AIM:
Quote word for word the lines below, beginning with the first and ending with the one that has "years = ['Acumulado". Drop the pictures.

DATASET EXTRACT:
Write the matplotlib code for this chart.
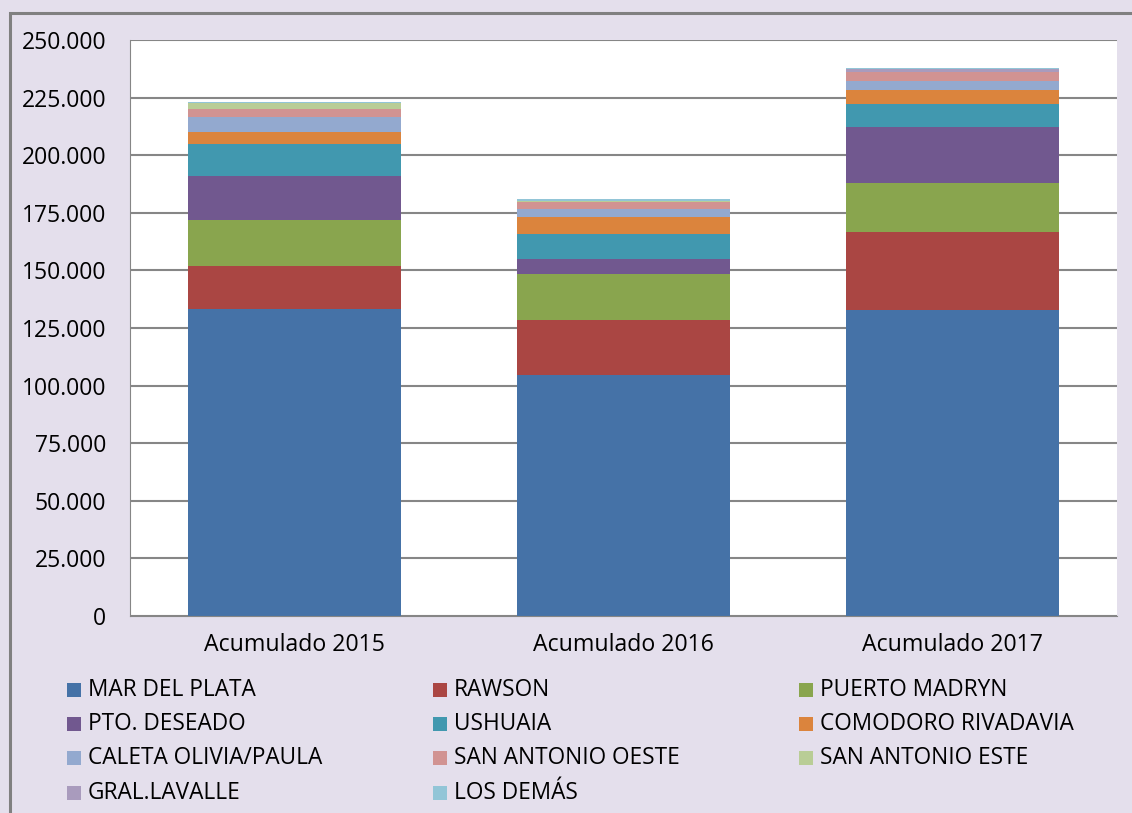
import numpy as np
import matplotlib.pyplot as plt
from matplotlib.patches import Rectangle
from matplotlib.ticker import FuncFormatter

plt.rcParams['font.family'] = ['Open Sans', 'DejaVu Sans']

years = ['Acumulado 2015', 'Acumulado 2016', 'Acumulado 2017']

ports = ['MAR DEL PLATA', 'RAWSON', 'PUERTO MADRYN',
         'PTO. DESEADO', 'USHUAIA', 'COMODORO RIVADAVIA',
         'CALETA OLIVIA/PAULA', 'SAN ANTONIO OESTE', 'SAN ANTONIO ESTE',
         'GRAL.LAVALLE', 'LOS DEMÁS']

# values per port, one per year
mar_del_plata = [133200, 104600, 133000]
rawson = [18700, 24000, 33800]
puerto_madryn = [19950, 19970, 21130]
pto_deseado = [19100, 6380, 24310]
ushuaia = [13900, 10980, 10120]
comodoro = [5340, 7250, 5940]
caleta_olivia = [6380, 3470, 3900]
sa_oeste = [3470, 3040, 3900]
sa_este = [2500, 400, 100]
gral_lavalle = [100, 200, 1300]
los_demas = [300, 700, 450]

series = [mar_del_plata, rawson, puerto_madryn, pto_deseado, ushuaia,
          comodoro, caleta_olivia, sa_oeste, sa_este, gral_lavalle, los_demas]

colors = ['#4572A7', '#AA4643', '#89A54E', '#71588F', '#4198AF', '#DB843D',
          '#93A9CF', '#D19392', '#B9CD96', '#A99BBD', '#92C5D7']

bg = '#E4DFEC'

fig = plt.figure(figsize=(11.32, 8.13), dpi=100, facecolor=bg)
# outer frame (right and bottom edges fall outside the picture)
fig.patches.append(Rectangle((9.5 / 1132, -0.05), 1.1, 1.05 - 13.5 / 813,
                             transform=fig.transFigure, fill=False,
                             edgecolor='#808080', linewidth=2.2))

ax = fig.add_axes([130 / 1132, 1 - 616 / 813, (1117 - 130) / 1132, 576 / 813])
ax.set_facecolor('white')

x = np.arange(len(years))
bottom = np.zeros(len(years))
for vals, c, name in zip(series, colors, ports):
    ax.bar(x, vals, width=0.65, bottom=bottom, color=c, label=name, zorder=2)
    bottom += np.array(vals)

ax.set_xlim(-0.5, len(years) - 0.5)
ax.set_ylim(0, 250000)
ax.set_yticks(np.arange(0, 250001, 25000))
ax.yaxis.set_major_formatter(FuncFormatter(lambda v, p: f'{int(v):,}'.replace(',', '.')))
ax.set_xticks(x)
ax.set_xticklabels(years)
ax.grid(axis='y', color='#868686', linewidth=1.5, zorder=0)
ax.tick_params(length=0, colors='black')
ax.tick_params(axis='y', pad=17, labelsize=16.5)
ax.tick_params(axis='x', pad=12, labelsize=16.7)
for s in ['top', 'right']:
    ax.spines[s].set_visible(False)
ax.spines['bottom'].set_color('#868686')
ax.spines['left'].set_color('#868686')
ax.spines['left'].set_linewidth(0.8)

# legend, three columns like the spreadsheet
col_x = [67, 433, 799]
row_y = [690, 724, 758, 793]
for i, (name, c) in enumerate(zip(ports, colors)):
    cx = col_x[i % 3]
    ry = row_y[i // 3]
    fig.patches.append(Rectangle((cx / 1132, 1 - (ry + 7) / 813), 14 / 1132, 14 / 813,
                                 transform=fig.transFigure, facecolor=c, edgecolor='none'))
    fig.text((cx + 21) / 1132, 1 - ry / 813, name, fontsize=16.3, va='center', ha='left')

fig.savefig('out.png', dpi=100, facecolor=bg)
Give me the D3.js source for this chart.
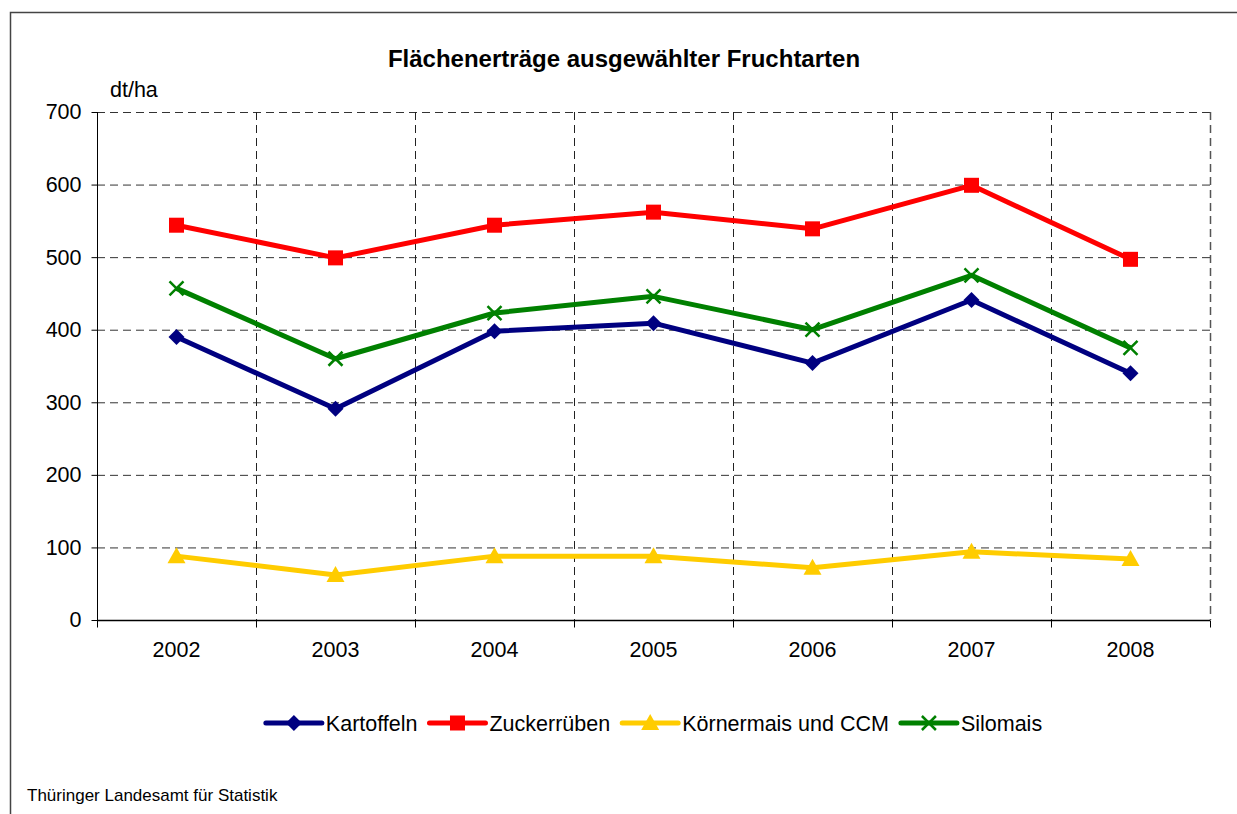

COMPLETED EXERCISE:
Write the matplotlib code for this chart.
import numpy as np
import matplotlib.pyplot as plt
from matplotlib.patches import Rectangle
from matplotlib.ticker import FuncFormatter

plt.rcParams['font.family'] = ['Open Sans', 'DejaVu Sans']

years = ['Acumulado 2015', 'Acumulado 2016', 'Acumulado 2017']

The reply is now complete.